Li Gen (李艮 (Lǐ Gèn)) is a fictional character in the Chinese novel Investiture of the Gods (Fengshen Yanyi). He is a xunhai yacha (巡海夜叉), a yaksha assigned to patrol the waters of the East Sea under Ao Guang, the Dragon King of the East Sea. In the novel, Ao Guang describes him as having been appointed by the celestial court, using the expression yubi diancha (御笔点差).
== In Investiture of the Gods ==

Li Gen appears in Chapter 12, when disturbances in the East Sea caused by Nezha's bathing alarm the Dragon King. Ao Guang orders Li Gen to investigate what is happening at the mouth of the river. Li Gen reaches the Nine-Bend River and sees Nezha bathing in the water.

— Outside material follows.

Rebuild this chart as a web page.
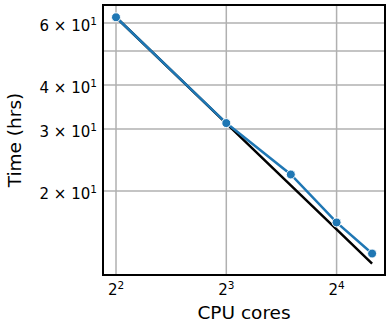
<!DOCTYPE html>
<html>
<head>
<meta charset="utf-8">
<script src="https://cdn.jsdelivr.net/npm/d3@7"></script>
<style>
  body { margin: 0; background: #fff; }
  svg { display: block; font-family: "DejaVu Sans", sans-serif; }
</style>
</head>
<body>
<div id="chart"></div>
<script>
const cores = [4, 8, 12, 16, 20];
const hours = [62.3, 31.2, 22.3, 16.3, 13.3];
const xTicks = [4, 8, 16];
const yTicks = [20, 30, 40, 60];
const yGrid = [20, 30, 40, 50, 60];

const width = 390;
const height = 330;
const margin = { top: 5, right: 5, bottom: 55, left: 103 };

const svg = d3
  .select("#chart")
  .append("svg")
  .attr("width", width)
  .attr("height", height);

const x = d3
  .scaleLog()
  .base(2)
  .domain([3.686, 21.69])
  .range([margin.left, width - margin.right]);
const y = d3
  .scaleLog()
  .domain([11.56, 67.5])
  .range([height - margin.bottom, margin.top]);

// ideal scaling from the first run
const ideal = cores.map((c) => ({ c, t: (hours[0] * cores[0]) / c }));

// grid
svg
  .append("g")
  .selectAll("line")
  .data(xTicks)
  .join("line")
  .attr("x1", (d) => x(d))
  .attr("x2", (d) => x(d))
  .attr("y1", y.range()[0])
  .attr("y2", y.range()[1])
  .attr("stroke", "#b0b0b0")
  .attr("stroke-width", 1.5);
svg
  .append("g")
  .selectAll("line")
  .data(yGrid)
  .join("line")
  .attr("x1", x.range()[0])
  .attr("x2", x.range()[1])
  .attr("y1", (d) => y(d))
  .attr("y2", (d) => y(d))
  .attr("stroke", "#b0b0b0")
  .attr("stroke-width", 1.5);

const line = d3
  .line()
  .x((d) => x(d[0]))
  .y((d) => y(d[1]));

svg
  .append("path")
  .datum(ideal.map((d) => [d.c, d.t]))
  .attr("d", line)
  .attr("fill", "none")
  .attr("stroke", "#000")
  .attr("stroke-width", 2.5);

svg
  .append("path")
  .datum(cores.map((c, i) => [c, hours[i]]))
  .attr("d", line)
  .attr("fill", "none")
  .attr("stroke", "#1f77b4")
  .attr("stroke-width", 2.5);

svg
  .append("g")
  .selectAll("circle")
  .data(cores)
  .join("circle")
  .attr("cx", (d) => x(d))
  .attr("cy", (d, i) => y(hours[i]))
  .attr("r", 4.5)
  .attr("fill", "#1f77b4")
  .attr("stroke", "#fff")
  .attr("stroke-width", 1);

// frame
svg
  .append("rect")
  .attr("x", x.range()[0])
  .attr("y", y.range()[1])
  .attr("width", x.range()[1] - x.range()[0])
  .attr("height", y.range()[0] - y.range()[1])
  .attr("fill", "none")
  .attr("stroke", "#000")
  .attr("stroke-width", 2);

// x tick labels, 2^n
const xl = svg
  .append("g")
  .selectAll("text")
  .data(xTicks)
  .join("text")
  .attr("x", (d) => x(d))
  .attr("y", 295)
  .attr("text-anchor", "middle")
  .attr("font-size", 15);
xl.append("tspan").text("2");
xl.append("tspan")
  .attr("dy", -6)
  .attr("font-size", 10.5)
  .text((d) => Math.log2(d));

// y tick labels, m × 10^1
const yl = svg
  .append("g")
  .selectAll("text")
  .data(yTicks)
  .join("text")
  .attr("x", 97)
  .attr("y", (d) => y(d) + 8)
  .attr("text-anchor", "end")
  .attr("font-size", 15);
yl.append("tspan").text((d) => `${d / 10} × 10`);
yl.append("tspan")
  .attr("dy", -6)
  .attr("font-size", 10.5)
  .text("1");

svg
  .append("text")
  .attr("x", (x.range()[0] + x.range()[1]) / 2)
  .attr("y", 319)
  .attr("text-anchor", "middle")
  .attr("font-size", 18.5)
  .text("CPU cores");

svg
  .append("text")
  .attr("transform", `translate(21,${(y.range()[0] + y.range()[1]) / 2}) rotate(-90)`)
  .attr("text-anchor", "middle")
  .attr("font-size", 18.5)
  .text("Time (hrs)");
</script>
</body>
</html>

The novel describes Li Gen as having a blue-indigo face, vermilion-colored hair, a large mouth and fangs, and carrying a large axe. He identifies himself as a patrol yaksha appointed by his master. After Nezha insults him, Li Gen becomes angry and attacks him with the axe. Nezha avoids the attack and strikes Li Gen with the Qiankun Circle, killing him. When Ao Guang learns of Li Gen's death, he is surprised that someone has killed an official appointed by the celestial court. He then sends his son Ao Bing with soldiers to confront Nezha, beginning the events that lead to Ao Bing's death.

At the end of the novel, Jiang Ziya assigns celestial titles to the deceased characters. Li Gen is appointed as the Great Misfortune Star (大祸星).

== Later portrayals ==

Later adaptations have given Li Gen additional background not found in the original novel. The 1984 children's novel Legend of Nezha (哪吒传) describes him as a patrol yaksha who had been appointed by the Jade Emperor. It characterizes him as someone who regularly abused his authority over others.

The expression yubi diancha (御笔点差) is also used in the original Investiture of the Gods, where Ao Guang describes Li Gen as an official appointed by the celestial court. It does not state that Li Gen himself was an incarnation or embodiment of the Jade Emperor's writing brush.